An Apology for January

Dry January, winter blues, seasonal affective disorder – all in the mind. January's a great month if you know what to do with it.

Everyone hates January, or so the logic goes. Without Christmas and New Year to look forward to, January bloats to a vanishing point of endless misery. The sun turns fugitive, occasionally reappearing with a futile smudge across the sky before collapsing into the corner of the world.

Everyone wears a hangdog look. If it’s not the mental anguish of broken or tottering resolutions, it’s the physical guilt: hard penance for living off finger food and booze for weeks on end. The decorations have soured, hope has gone flat and happiness rots in the fields.

The entirely fictitious concept of ‘Blue Monday’, a 2005 marketing stunt by Sky Travel – the broadcasting disgrace’s now-defunct holiday channel – enjoys considerable credence among the reliably gullible British public. Across the UK, people inform each other with masochistic relish that the ‘most depressing day of the year’ is the third Monday in January.

But I love January. Expectations are terminally low. It is categorically impossible for January to disappoint. And the year is so young at this point that there is no pressure – not just yet – to do or achieve anything. Festive obligations recede, the calendar is mercifully uncluttered, and the days are slow and loose. No one is trying to make you go to a ‘festival’ in Victoria Park, where TikTokkers from Theydon Bois are doing their best to ruin everyone’s day.

In fact, no one bothers you at all. Family won’t visit until spring at the earliest, friends hunker down to hibernate, and throw themselves into work. The notion of spending any more time cooking than absolutely necessary is jettisoned for months.

To me, all this lends a sense of freedom and lightness to January, a month that is all possibility and potential, unburdened by creeping feelings of loss and wasted opportunity. ‘Time’s relentless melt’, as Susan Sontag put it, is still frozen solid. January is long, languid and asks nothing of you: in this it has its edge on the other months.

February deserves all the hate it gets. Barely worthy of the name ‘month’, February is an utter irrelevance. What is March? It used to be the first among months, named for the Roman god of war. March was all glory: the season of kings and conquerors. But that was 2,000 years ago. April and May are the helpless victims of fate. As the planet warms and the ice caps melt, spring has lost its place. So long wolfed down, barely chewed, by our impatient appetite for summer, April and May will be sorely missed. May they rest in peace.

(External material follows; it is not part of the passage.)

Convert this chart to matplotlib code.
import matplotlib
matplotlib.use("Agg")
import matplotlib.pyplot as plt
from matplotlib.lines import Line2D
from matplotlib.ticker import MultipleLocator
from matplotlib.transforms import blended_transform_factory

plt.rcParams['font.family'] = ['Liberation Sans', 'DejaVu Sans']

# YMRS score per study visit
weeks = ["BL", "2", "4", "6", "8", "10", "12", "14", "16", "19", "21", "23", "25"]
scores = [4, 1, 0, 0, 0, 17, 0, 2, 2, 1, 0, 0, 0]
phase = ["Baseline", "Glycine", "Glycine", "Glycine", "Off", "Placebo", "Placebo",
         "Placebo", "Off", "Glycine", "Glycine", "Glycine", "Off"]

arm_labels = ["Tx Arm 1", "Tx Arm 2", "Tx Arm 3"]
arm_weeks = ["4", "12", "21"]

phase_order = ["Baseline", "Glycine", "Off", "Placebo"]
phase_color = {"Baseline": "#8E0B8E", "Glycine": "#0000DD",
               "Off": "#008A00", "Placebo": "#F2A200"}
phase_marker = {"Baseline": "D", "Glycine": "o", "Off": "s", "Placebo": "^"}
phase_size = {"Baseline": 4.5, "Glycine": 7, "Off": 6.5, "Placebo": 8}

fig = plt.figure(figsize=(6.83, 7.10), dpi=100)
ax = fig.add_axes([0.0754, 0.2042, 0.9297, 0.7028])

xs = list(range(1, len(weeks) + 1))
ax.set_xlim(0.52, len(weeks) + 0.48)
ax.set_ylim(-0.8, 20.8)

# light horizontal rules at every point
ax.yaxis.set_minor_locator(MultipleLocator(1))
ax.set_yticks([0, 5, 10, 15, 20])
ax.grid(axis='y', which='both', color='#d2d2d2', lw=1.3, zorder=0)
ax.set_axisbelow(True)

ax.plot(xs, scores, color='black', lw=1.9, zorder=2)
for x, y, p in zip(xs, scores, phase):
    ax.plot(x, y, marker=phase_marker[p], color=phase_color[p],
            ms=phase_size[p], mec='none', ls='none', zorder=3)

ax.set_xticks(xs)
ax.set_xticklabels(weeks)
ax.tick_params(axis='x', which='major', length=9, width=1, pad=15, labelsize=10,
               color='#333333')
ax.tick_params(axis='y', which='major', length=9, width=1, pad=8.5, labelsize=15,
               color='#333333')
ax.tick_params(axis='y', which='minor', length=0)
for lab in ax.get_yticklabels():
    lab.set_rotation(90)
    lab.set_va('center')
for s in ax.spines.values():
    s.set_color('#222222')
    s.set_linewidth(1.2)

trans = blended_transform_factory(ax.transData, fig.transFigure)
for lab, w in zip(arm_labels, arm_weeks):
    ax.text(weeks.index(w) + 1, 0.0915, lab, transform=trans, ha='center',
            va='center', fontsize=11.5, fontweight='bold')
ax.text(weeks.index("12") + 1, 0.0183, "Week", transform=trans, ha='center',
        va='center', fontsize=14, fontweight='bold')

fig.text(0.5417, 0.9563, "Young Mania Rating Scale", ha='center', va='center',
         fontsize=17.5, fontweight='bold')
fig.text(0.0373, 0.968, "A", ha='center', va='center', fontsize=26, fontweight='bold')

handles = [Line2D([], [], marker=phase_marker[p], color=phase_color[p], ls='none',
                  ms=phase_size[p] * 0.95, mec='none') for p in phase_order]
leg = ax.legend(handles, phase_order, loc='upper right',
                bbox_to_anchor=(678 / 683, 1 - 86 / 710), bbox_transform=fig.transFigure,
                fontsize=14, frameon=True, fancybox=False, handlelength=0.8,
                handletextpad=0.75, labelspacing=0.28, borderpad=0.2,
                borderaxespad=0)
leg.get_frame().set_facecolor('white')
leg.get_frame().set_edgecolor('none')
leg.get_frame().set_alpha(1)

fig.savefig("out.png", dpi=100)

Giddy June and haughty July slip through our hands like sand. They have their charms, obviously. There’s no denying the heat and the light and the throb of human energy. But summer’s lease has all too short a date. The king of seasons slips in unnoticed – the clock starts ticking on summer while you’re still wearing your big coat. After the solstice, it’s all downhill.

August and September always bring a sense of melancholy: the shortening days are a funeral march, or a mid-year review with a cheerful manager you detest, reminding you of all you said you would achieve. The evenings close in on you.

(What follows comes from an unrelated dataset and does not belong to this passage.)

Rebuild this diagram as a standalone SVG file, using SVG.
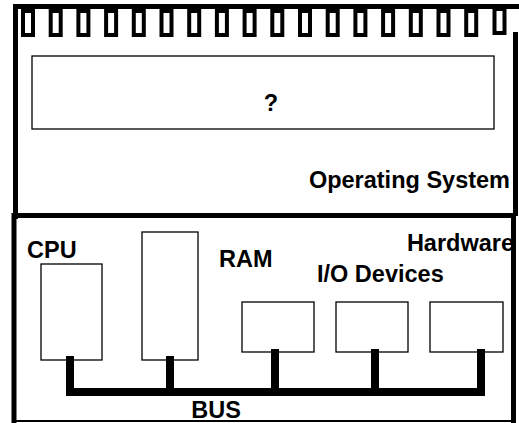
<svg xmlns="http://www.w3.org/2000/svg" width="519" height="423" viewBox="0 0 519 423">
  <style>
    .frame { fill: none; stroke: #000; stroke-width: 5; }
    .tooth { fill: #fff; stroke: #000; stroke-width: 4; }
    .box { fill: #fff; stroke: #000; stroke-width: 1.3; }
    .bus { fill: none; stroke: #000; stroke-width: 8; stroke-linejoin: miter; }
    .label { font-family: "Liberation Sans", Arial, sans-serif; font-weight: bold; font-size: 23.5px; fill: #000; }
  </style>
  <defs>
    <rect id="toothShape" x="0" y="0" width="10" height="24" class="tooth"/>
  </defs>
  <rect width="519" height="423" fill="#fff"/>

  <!-- Operating system layer -->
  <g id="operating-system">
    <path class="frame" d="M15.5,219 V6.5 H519"/>
    <path class="frame" d="M515.5,32 V216"/>
    <g id="comb">
      <use href="#toothShape" x="23" y="11"/>
      <use href="#toothShape" x="50.7" y="11"/>
      <use href="#toothShape" x="78.4" y="11"/>
      <use href="#toothShape" x="106.1" y="11"/>
      <use href="#toothShape" x="133.8" y="11"/>
      <use href="#toothShape" x="161.5" y="11"/>
      <use href="#toothShape" x="189.2" y="11"/>
      <use href="#toothShape" x="216.9" y="11"/>
      <use href="#toothShape" x="244.6" y="11"/>
      <use href="#toothShape" x="272.3" y="11"/>
      <use href="#toothShape" x="300" y="11"/>
      <use href="#toothShape" x="327.7" y="11"/>
      <use href="#toothShape" x="355.4" y="11"/>
      <use href="#toothShape" x="383.1" y="11"/>
      <use href="#toothShape" x="410.8" y="11"/>
      <use href="#toothShape" x="438.5" y="11"/>
      <use href="#toothShape" x="466.2" y="11"/>
      <use href="#toothShape" x="494.5" y="9"/>
    </g>
    <text class="label" x="510" y="188" text-anchor="end">Operating System</text>
  </g>

  <g id="unknown-layer">
    <rect class="box" x="32" y="56" width="462" height="73"/>
    <text class="label" x="271" y="111" text-anchor="middle">?</text>
  </g>

  <!-- Hardware layer -->
  <g id="hardware">
    <path class="frame" d="M14,423 V215.5 H513.5 V423"/>
    <line x1="12" y1="421" x2="516" y2="421" stroke="#000" stroke-width="2.2"/>
    <text class="label" x="514" y="251" text-anchor="end">Hardware</text>
  </g>

  <g id="cpu">
    <rect class="box" x="41" y="264" width="61" height="96"/>
    <text class="label" x="27" y="258">CPU</text>
  </g>

  <g id="ram">
    <rect class="box" x="142" y="232" width="56" height="128"/>
    <text class="label" x="219" y="267">RAM</text>
  </g>

  <g id="io-devices">
    <rect class="box" x="242" y="302" width="72" height="50"/>
    <rect class="box" x="336" y="302" width="72" height="50"/>
    <rect class="box" x="430" y="302" width="73" height="50"/>
    <text class="label" x="317" y="282">I/O Devices</text>
  </g>

  <!-- System bus -->
  <g id="connectors">
    <path class="bus" d="M70,356 V392 H481 V349"/>
    <path class="bus" d="M170,356 V392"/>
    <path class="bus" d="M275,349 V392"/>
    <path class="bus" d="M375,349 V392"/>
  </g>
  <g id="bus-label">
    <text class="label" x="216" y="418" text-anchor="middle">BUS</text>
  </g>
</svg>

It goes without saying that October has been completely ruined by Americans.

November and December slip past in a slur of dates, deliveries, work-dos, headaches and sluggish digestion, over before they’ve really begun. Christmas is fun at first, of course. But there is nothing so desolate as that final week, watching normal telly in your family home with a world-ending hangover, and then heading to your childhood bedroom and contemplating your miserable lot.

In The Shepheardes Calender (1579), the Elizabethan poet Edmund Spenser called January ‘the sad season of the year’, ‘freezing with unkindly cold’. It is impossible to know if Sky Travel’s oddly persistent ‘Blue Monday’ myth was inspired by Spenser’s Virgilian masterpiece. We should give the marketing managers and copywriters of the mid-2000s the benefit of the doubt.

And in fairness, if you’re a shepherd, January is probably a bit shit. But for the rest of us, January just says: you do you. January comes with no strings attached. January is unhurried, never rushed, a month to be savoured. January is a time for relentless shagging: the 2021 UK Census found that October was the most popular month for births (8.9% of all live births). Nine months’ space reveals the real month of love.

It might be cold. It might be dark. It might be long. But January is always there for you. January loves you unconditionally, supports your choices and asks for nothing in return. January is the loving father you never had, and it is by far the greatest month of all.